2.  Even though billionaires have been repeatedly told that deposits above $250,000 are not insured by FDIC, there should be special taxpayer funded bailouts of billion dollar deposits anytime a recklessly undiversified bank gets into trouble.

3.  Anyone who claims that billionaires should be held accountable for their actions is an anti-social “liquidationist”.

Unfortunately, the term “liquidationist” conflates two completely unrelated claims:

1.  The view that firms going bankrupt should not be bailed out by the government.

2.  The view that central banks should not inject large quantities of liquidity if that is necessary to prevent a fall in NGDP.

I am a liquidationist in the first sense of the term, but not the second.

BTW, there are recent articles by Tyler Cowen and Clive Crook suggesting that occasional banking instability is almost inevitable, at least if we wish to have a financial system that finances investment.  I don’t actually disagree with most of the specific points made in these two Bloomberg columns, but I worry about the framing.  Yes, banking instability is almost inevitable, but the quantity of banking instability is very much related to the type of banking system, which is a product of regulation.  Thus while Tyler is right that “regulation” cannot fix the problem created by moral hazard, he somewhat glosses over the role of regulation in creating moral hazard.  

The US banking system has frequent banking crises, while the Canadian system does not.  That’s not because Canada got lucky.  Canada’s system is less susceptible to moral hazard for a very good reason.  It lacks the thousands of small and mid-sized undiversified banks seen in the US.  Those structural differences are due to different regulatory framework.  Our regulations strongly encouraged the formation of small and mid-sized regional banks, making our system fragile.  Canada is quite comfortable having a system dominated by large highly diversified banks.
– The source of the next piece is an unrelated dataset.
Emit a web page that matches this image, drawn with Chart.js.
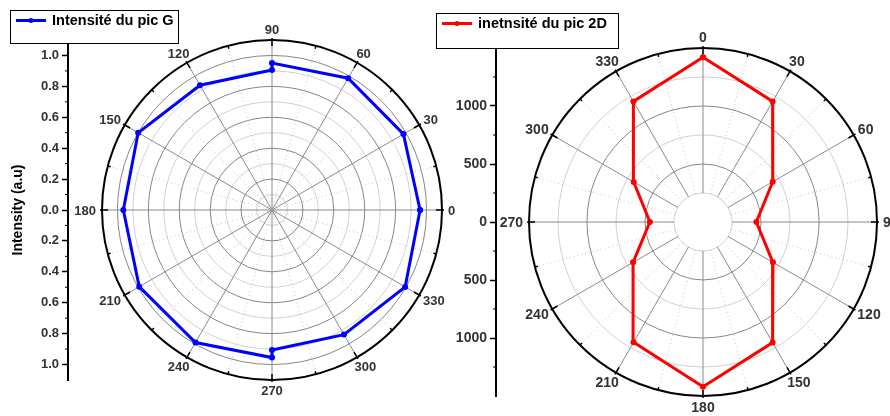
<!DOCTYPE html>
<html>
<head>
<meta charset="utf-8">
<script src="https://cdn.jsdelivr.net/npm/chart.js@4/dist/chart.umd.min.js"></script>
<style>
body{margin:0;background:#fff;}
#wrap{position:relative;width:890px;height:416px;overflow:hidden;background:#fff;}
canvas{position:absolute;top:0;}
</style>
</head>
<body>
<div id="wrap">
<canvas id="polarG" width="470" height="416" style="left:0;width:470px;height:416px"></canvas>
<canvas id="polar2D" width="460" height="416" style="left:430px;width:460px;height:416px"></canvas>
</div>
<script>
// ---- data ----
const anglesG = [0, 30, 60, 90, 90, 120, 150, 180, 210, 240, 270, 270, 300, 330, 360];
const intensityG = [0.958, 0.982, 0.985, 0.951, 0.906, 0.932, 1.0, 0.962, 0.992, 0.99, 0.955, 0.906, 0.931, 0.995, 0.958];
const angles2D = [0, 30, 60, 90, 120, 150, 180, 210, 240, 270, 300, 330, 360];
const intensity2D = [1420, 1200, 694, 460, 696, 1200, 1420, 1197, 696, 458, 690, 1200, 1420];
const angleLabels = [0, 30, 60, 90, 120, 150, 180, 210, 240, 270, 300, 330];
const tickValuesG = [-1.0, -0.8, -0.6, -0.4, -0.2, 0, 0.2, 0.4, 0.6, 0.8, 1.0];
const tickValues2D = [-1000, -500, 0, 500, 1000];

const FONT = "'Liberation Sans', Arial, sans-serif";

// polar angle -> screen angle (deg, ccw from +x)
function screenDeg(a, start, dir){ return start + dir * a; }
function toXY(angles, values, start, dir){
  return angles.map((a, i) => {
    const p = screenDeg(a, start, dir) * Math.PI / 180;
    return {x: values[i] * Math.cos(p), y: values[i] * Math.sin(p)};
  });
}

const polarGrid = {
  id: 'polarGrid',
  beforeDatasetsDraw(chart, args, o){
    const ctx = chart.ctx, xs = chart.scales.x, ys = chart.scales.y;
    const cx = xs.getPixelForValue(0), cy = ys.getPixelForValue(0);
    const px = v => cy - ys.getPixelForValue(v);
    const R = px(o.max), r0 = px(o.hole);
    ctx.save();
    // rings
    for (let k = 1; k * o.ring < o.max - 1e-9; k++){
      ctx.beginPath();
      ctx.arc(cx, cy, px(k * o.ring), 0, Math.PI * 2);
      ctx.strokeStyle = k % 2 === 0 ? '#858585' : '#d0d0d0';
      ctx.lineWidth = 1;
      ctx.stroke();
    }
    // dotted minor spokes
    ctx.setLineDash([1, 3]);
    ctx.strokeStyle = '#c4c4c4';
    for (let a = 15; a < 360; a += 30){
      const p = screenDeg(a, o.start, o.dir) * Math.PI / 180;
      ctx.beginPath();
      ctx.moveTo(cx + Math.cos(p) * r0, cy - Math.sin(p) * r0);
      ctx.lineTo(cx + Math.cos(p) * R, cy - Math.sin(p) * R);
      ctx.stroke();
    }
    ctx.setLineDash([]);
    // main spokes
    ctx.strokeStyle = '#8a8a8a';
    for (let a = 0; a < 360; a += 30){
      const p = screenDeg(a, o.start, o.dir) * Math.PI / 180;
      ctx.beginPath();
      ctx.moveTo(cx + Math.cos(p) * r0, cy - Math.sin(p) * r0);
      ctx.lineTo(cx + Math.cos(p) * R, cy - Math.sin(p) * R);
      ctx.stroke();
    }
    // outer circle
    ctx.beginPath();
    ctx.arc(cx, cy, R, 0, Math.PI * 2);
    ctx.strokeStyle = '#000';
    ctx.lineWidth = 2;
    ctx.stroke();
    // angular ticks
    ctx.lineWidth = 1.5;
    for (let a = 0; a < 360; a += 15){
      const p = screenDeg(a, o.start, o.dir) * Math.PI / 180;
      const major = a % 30 === 0;
      const r1 = major ? R - 6 : R - 3, r2 = major ? R + 2 : R;
      ctx.beginPath();
      ctx.moveTo(cx + Math.cos(p) * r1, cy - Math.sin(p) * r1);
      ctx.lineTo(cx + Math.cos(p) * r2, cy - Math.sin(p) * r2);
      ctx.stroke();
    }
    // minor ticks on radial axis
    const ax = chart.chartArea.left;
    ctx.lineWidth = 1;
    for (let k = 1; k * o.ring < o.max - 1e-9; k += 2){
      [1, -1].forEach(s => {
        const y = ys.getPixelForValue(s * k * o.ring);
        ctx.beginPath();
        ctx.moveTo(ax - 3, y);
        ctx.lineTo(ax, y);
        ctx.stroke();
      });
    }
    ctx.restore();
  },
  afterDraw(chart, args, o){
    const ctx = chart.ctx, xs = chart.scales.x, ys = chart.scales.y;
    const cx = xs.getPixelForValue(0), cy = ys.getPixelForValue(0);
    const R = cy - ys.getPixelForValue(o.max);
    ctx.save();
    // angle labels
    ctx.font = 'bold ' + o.fontSize + 'px ' + FONT;
    ctx.fillStyle = '#333';
    ctx.textAlign = 'center';
    ctx.textBaseline = 'middle';
    angleLabels.forEach(a => {
      const p = screenDeg(a, o.start, o.dir) * Math.PI / 180;
      const t = String(a);
      const w = ctx.measureText(t).width, h = o.fontSize * 0.75;
      const c = Math.cos(p), s = Math.sin(p);
      const x = cx + c * (R + 6) + c * w / 2;
      const y = cy - s * (R + 6) - s * h / 2 + 1;
      ctx.fillText(t, x, y);
    });
    // legend box
    const b = o.legend.box;
    ctx.fillStyle = '#fff';
    ctx.fillRect(b[0], b[1], b[2], b[3]);
    ctx.strokeStyle = '#000';
    ctx.lineWidth = 1;
    ctx.strokeRect(b[0] + 0.5, b[1] + 0.5, b[2], b[3]);
    const ly = b[1] + 10.5;
    ctx.strokeStyle = o.legend.color;
    ctx.fillStyle = o.legend.color;
    ctx.lineWidth = 3;
    ctx.beginPath();
    ctx.moveTo(b[0] + 6, ly);
    ctx.lineTo(b[0] + 36, ly);
    ctx.stroke();
    ctx.beginPath();
    ctx.arc(b[0] + 21, ly, 2.5, 0, Math.PI * 2);
    ctx.fill();
    ctx.fillStyle = '#000';
    ctx.font = 'bold 14.5px ' + FONT;
    ctx.textAlign = 'left';
    ctx.fillText(o.legend.text, b[0] + 42, ly);
    // axis title
    if (o.title){
      ctx.save();
      ctx.translate(18, cy);
      ctx.rotate(-Math.PI / 2);
      ctx.textAlign = 'center';
      ctx.font = 'bold 14px ' + FONT;
      ctx.fillText(o.title, 0, 0);
      ctx.restore();
    }
    ctx.restore();
  }
};

function yAxis(min, max, ticks, width, size, digits){
  return {
    min: min, max: max,
    afterBuildTicks: s => { s.ticks = ticks.map(v => ({value: v})); },
    afterFit: s => { s.width = width; },
    border: {display: true, color: '#000', width: 2},
    grid: {drawOnChartArea: false, tickLength: 6, color: '#000', tickWidth: 1.5},
    ticks: {
      font: {family: FONT, size: size, weight: 'bold'},
      color: '#333', padding: 3,
      callback: v => Math.abs(v).toFixed(digits)
    }
  };
}

// left chart: 0 deg at right, counter-clockwise
const ppuG = (380 - 40) / 2.2;
new Chart(document.getElementById('polarG'), {
  type: 'scatter',
  data: {
    datasets: [{
      label: 'Intensité du pic G',
      data: toXY(anglesG, intensityG, 0, 1),
      showLine: true,
      borderColor: '#0000ff',
      backgroundColor: '#0000ff',
      borderWidth: 3,
      pointRadius: 3,
      pointBorderWidth: 0,
      pointHoverRadius: 3,
      tension: 0
    }]
  },
  options: {
    responsive: false,
    animation: false,
    devicePixelRatio: 1,
    layout: {padding: {top: 40, bottom: 36, left: 0, right: 28}},
    scales: {
      x: {display: false, min: -(272 - 68) / ppuG, max: 1.1},
      y: yAxis(-1.1, 1.1, tickValuesG, 68, 13, 1)
    },
    plugins: {
      legend: {display: false},
      tooltip: {enabled: false},
      polarGrid: {
        max: 1.1, ring: 0.1, hole: 0, start: 0, dir: 1, fontSize: 13,
        legend: {text: 'Intensité du pic G', color: '#0000ff', box: [10, 10, 168, 33]},
        title: 'Intensity (a.u)'
      }
    }
  },
  plugins: [polarGrid]
});

// right chart: 0 deg at top, clockwise
const ppu2D = (396 - 48) / 3000;
new Chart(document.getElementById('polar2D'), {
  type: 'scatter',
  data: {
    datasets: [{
      label: 'inetnsité du pic 2D',
      data: toXY(angles2D, intensity2D, 90, -1),
      showLine: true,
      borderColor: '#ff0000',
      backgroundColor: '#ff0000',
      borderWidth: 3,
      pointRadius: 3,
      pointBorderWidth: 0,
      pointHoverRadius: 3,
      tension: 0
    }]
  },
  options: {
    responsive: false,
    animation: false,
    devicePixelRatio: 1,
    layout: {padding: {top: 48, bottom: 20, left: 0, right: 13}},
    scales: {
      x: {display: false, min: -(273 - 66) / ppu2D, max: 1500},
      y: yAxis(-1500, 1500, tickValues2D, 66, 14, 0)
    },
    plugins: {
      legend: {display: false},
      tooltip: {enabled: false},
      polarGrid: {
        max: 1500, ring: 250, hole: 250, start: 90, dir: -1, fontSize: 14,
        legend: {text: 'inetnsité du pic 2D', color: '#ff0000', box: [6, 13, 182, 35]},
        title: ''
      }
    }
  },
  plugins: [polarGrid]
});
</script>
</body>
</html>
Given enough time, even Canada may eventually face some sort of banking problems.  But it is almost certain that the US will continue to experience much more frequent banking crises than Canada.  If Congress wishes to find a culprit then they merely need to look in the mirror.  This is the system Congress created, and the one they are trying to entrench with even more misguided regulations.

At one point Tyler says:

“To be clear, I am not arguing for zero regulation.”

I am arguing for zero regulation, if zero regulation also means no FDIC and no anti-trust actions against bank mergers.